Em 23 de Julho de 2019 o embaixador israelita, Danny Danon, apresenta ao Conselho de Segurança os modos como o Hezbolla viola a Resolução 1559. Ele especifica muito claramente que a Rede de Resistência dispõe de instalações permanentes no porto de Beirute.

Mas não foi, no entanto, aquilo a que acabamos de assistir em Beirute: foi um entreposto de descarga do Hezbolla que foi atingido por uma arma nova e explodiu. A operação fez mais de 150 mortos e 5. 000 feridos. Apenas vozes israelitas, como a do deputado Moshe Feiglin, e iranianas garantiam no dia seguinte que qualquer desgraça é boa. Para a imprensa oficial de Teerão, a destruição do porto de Beirute vai reforçar a actividade da rota terrestre Teerão-Bagdade-Damasco-Beirute, ou seja do projecto de federação xiita.

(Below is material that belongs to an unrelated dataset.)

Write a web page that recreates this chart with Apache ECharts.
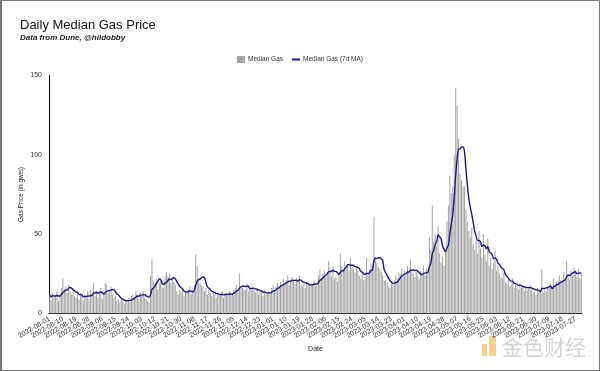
<!DOCTYPE html>
<html>
<head>
<meta charset="utf-8">
<script src="https://cdn.jsdelivr.net/npm/echarts@6/dist/echarts.min.js"></script>
<style>
html,body{margin:0;padding:0;background:#fff;}
#chart{width:600px;height:371px;}
#frame{position:absolute;left:0;top:0;width:600px;height:371px;box-sizing:border-box;border:1px solid #777;border-left-width:2px;pointer-events:none;}
</style>
</head>
<body>
<div id="chart"></div>
<div id="frame"></div>
<script>
// Category range: daily dates
const startDate = '2022-08-01';
const dayCount = 365;
const labelEvery = 9;

// Daily median gas price (gwei), 10 values per row
const medianGas = [
  12, 9, 13, 10, 11, 14, 8, 12, 16, 22,
  15, 17, 13, 18, 14, 12, 16, 11, 10, 12,
  9, 13, 11, 8, 12, 10, 14, 9, 15, 12,
  19, 11, 14, 10, 13, 16, 9, 12, 19, 18,
  13, 15, 17, 12, 10, 11, 8, 9, 7, 10,
  8, 6, 9, 7, 10, 8, 11, 12, 10, 14,
  12, 9, 13, 11, 14, 10, 9, 8, 7, 24,
  34, 20, 18, 22, 15, 19, 21, 17, 16, 24,
  26, 23, 25, 19, 22, 20, 18, 14, 12, 15,
  13, 16, 11, 14, 13, 15, 17, 12, 14, 18,
  37, 30, 22, 19, 18, 17, 14, 16, 12, 15,
  13, 11, 14, 12, 10, 13, 11, 12, 14, 10,
  13, 12, 11, 14, 12, 13, 15, 16, 18, 14,
  25, 16, 16, 15, 15, 19, 14, 16, 15, 17,
  15, 13, 16, 12, 14, 13, 11, 15, 12, 13,
  14, 12, 16, 18, 15, 17, 19, 16, 20, 18,
  22, 19, 21, 24, 18, 20, 23, 21, 19, 22,
  20, 24, 18, 17, 19, 16, 20, 18, 17, 19,
  18, 21, 17, 20, 24, 28, 22, 25, 27, 23,
  26, 33, 29, 23, 30, 22, 23, 20, 26, 38,
  30, 28, 33, 29, 31, 27, 35, 30, 28, 26,
  29, 27, 24, 22, 26, 21, 23, 35, 25, 28,
  31, 30, 61, 35, 32, 29, 28, 26, 24, 21,
  21, 20, 17, 16, 20, 18, 21, 24, 22, 26,
  25, 28, 23, 27, 24, 30, 26, 34, 27, 25,
  23, 26, 24, 22, 27, 25, 30, 24, 28, 26,
  48, 40, 68, 45, 50, 42, 55, 38, 32, 36,
  30, 40, 58, 68, 87, 76, 80, 100, 142, 131,
  110, 88, 84, 80, 80, 66, 58, 52, 48, 54,
  44, 40, 46, 38, 52, 41, 35, 50, 37, 33,
  47, 30, 35, 28, 32, 40, 27, 30, 25, 23,
  22, 26, 20, 19, 21, 17, 18, 22, 16, 18,
  17, 15, 19, 16, 18, 14, 17, 15, 16, 18,
  15, 13, 14, 12, 16, 13, 14, 28, 13, 15,
  14, 17, 16, 19, 15, 22, 18, 20, 17, 24,
  21, 19, 26, 22, 33, 25, 21, 27, 24, 29,
  26, 23, 28, 22, 25
];

const yTicks = [0, 50, 100, 150];
const maWindow = 7;

// Build categories
const dates = [];
{
  const d0 = new Date(startDate + 'T00:00:00Z');
  for (let i = 0; i < dayCount; i++) {
    const d = new Date(d0.getTime() + i * 86400000);
    dates.push(d.toISOString().slice(0, 10));
  }
}
// 7-day trailing moving average of the bars (as defined by the series name)
const ma7 = medianGas.map((v, i) => {
  const s = Math.max(0, i - maWindow + 1);
  const win = medianGas.slice(s, i + 1);
  return +(win.reduce((a, b) => a + b, 0) / win.length).toFixed(2);
});

const FONT = '"Liberation Sans", Arial, sans-serif';
const NAVY = '#1a1a8a';
// every 9th date is labelled; labels are split over two stacked copies of the
// same category axis so that ECharts' first/last-label overlap pruning never drops one
const lastLabelIdx = Math.floor((dayCount - 1) / labelEvery) * labelEvery;
const isTick = (i) => i % labelEvery === 0;
const secondSet = (i) => i === labelEvery || i === lastLabelIdx - labelEvery;
const labelsA = (i) => isTick(i) && !secondSet(i);
const labelsB = (i) => secondSet(i);
const labelStyle = {rotate: 30, fontSize: 7, color: '#333', fontFamily: FONT, margin: 5};

const chart = echarts.init(document.getElementById('chart'), null, {renderer: 'canvas'});
chart.setOption({
  animation: false,
  backgroundColor: '#ffffff',
  textStyle: {fontFamily: FONT},
  title: [{
    text: 'Daily Median Gas Price',
    left: 15, top: 14,
    textStyle: {fontFamily: FONT, fontSize: 13, fontWeight: 'normal', color: '#111'}
  }, {
    text: 'Data from Dune, @hildobby',
    left: 15, top: 29,
    textStyle: {fontFamily: FONT, fontSize: 8, fontStyle: 'italic', fontWeight: 'bold', color: '#222'}
  }],
  legend: {
    top: 51, left: 'center',
    itemWidth: 8, itemHeight: 7, itemGap: 9,
    textStyle: {fontFamily: FONT, fontSize: 6.5, color: '#333', padding: [0, 0, 0, -2]},
    data: [
      {name: 'Median Gas', icon: 'rect'},
      {name: 'Median Gas (7d MA)', icon: 'path://M0,0H20V5H0Z'}
    ]
  },
  grid: {left: 49, right: 18, top: 75.5, bottom: 57.5},
  xAxis: [{
    type: 'category',
    data: dates,
    position: 'bottom',
    name: 'Date',
    nameLocation: 'middle',
    nameGap: 32,
    nameTextStyle: {fontFamily: FONT, fontSize: 7, color: '#222'},
    axisLine: {lineStyle: {color: '#000', width: 1}},
    axisTick: {interval: isTick, alignWithLabel: true, length: 3, lineStyle: {color: '#000'}},
    axisLabel: Object.assign({interval: labelsA}, labelStyle),
    splitLine: {show: false}
  }, {
    type: 'category',
    data: dates,
    position: 'bottom',
    offset: 0,
    axisLine: {show: false},
    axisTick: {show: false},
    axisLabel: Object.assign({interval: labelsB}, labelStyle),
    splitLine: {show: false}
  }],
  yAxis: {
    type: 'value',
    min: yTicks[0], max: yTicks[yTicks.length - 1], interval: 50,
    name: 'Gas Price (in gwei)',
    nameLocation: 'middle',
    nameGap: 24,
    nameMoveOverlap: false,
    nameTextStyle: {fontFamily: FONT, fontSize: 6.5, color: '#222'},
    axisLine: {show: true, lineStyle: {color: '#000', width: 1}},
    axisTick: {show: false},
    axisLabel: {fontSize: 7, color: '#333', fontFamily: FONT, margin: 7},
    splitLine: {show: false}
  },
  series: [{
    name: 'Median Gas',
    type: 'bar',
    xAxisIndex: 0,
    data: medianGas,
    barCategoryGap: '35%',
    itemStyle: {color: '#a3a3a3'},
    z: 2
  }, {
    name: 'Median Gas (7d MA)',
    type: 'line',
    xAxisIndex: 0,
    data: ma7,
    showSymbol: false,
    symbol: 'none',
    smooth: 0.3,
    lineStyle: {color: NAVY, width: 1.4},
    itemStyle: {color: NAVY},
    z: 3
  }],
  graphic: [{
    type: 'group', left: 482, top: 336, silent: true,
    children: [
      {type: 'rect', shape: {x: 0, y: 8, width: 5, height: 12}, style: {fill: 'rgba(240,170,40,0.55)'}},
      {type: 'rect', shape: {x: 7, y: 0, width: 7, height: 20}, style: {fill: 'rgba(240,170,40,0.55)'}},
      {type: 'text', style: {x: 20, y: 1, text: '金色财经', fontSize: 21, fontFamily: '"Noto Sans CJK SC", sans-serif', fill: 'rgba(160,160,160,0.45)'}}
    ]
  }]
});
</script>
</body>
</html>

Em 6 de Agosto, o Presidente francês Emmanuel Macron dirigiu-se ao local. Segundo os seus interlocutores, ele deu três semanas aos dirigentes libaneses para aplicar a segunda parte da Resolução 1551, quer dizer para desarmar a Resistência. Em 7 de Agosto, Hassan Nasrallah intervinha na al-Manar, perturbado, pouco à vontade, com ar deprimido. Ele negou, por quatro vezes, estar implicado, fosse de que maneira fosse, no assunto do porto de Beirute.

Mas a máquina está em movimento. A primeira parte da Resolução 1551 previa o desaparecimento da Força de Paz síria que pôs fim à guerra civil libanesa. Ela continuou, em 2005, com o assassínio do antigo Primeiro-Ministro, Rafic Hariri, e a «Revolução do Cedro». A segunda parte, o desarmamento do Hezbolla, passa, em 2020, pela destruição de metade de Beirute e uma nova revolução “colorida”. É tudo isto o que faz parte dos arranjos dos velhos cúmplices desde o escândalo Irão-Contras, Benjamin Netanyahu e Hassan Rouhani.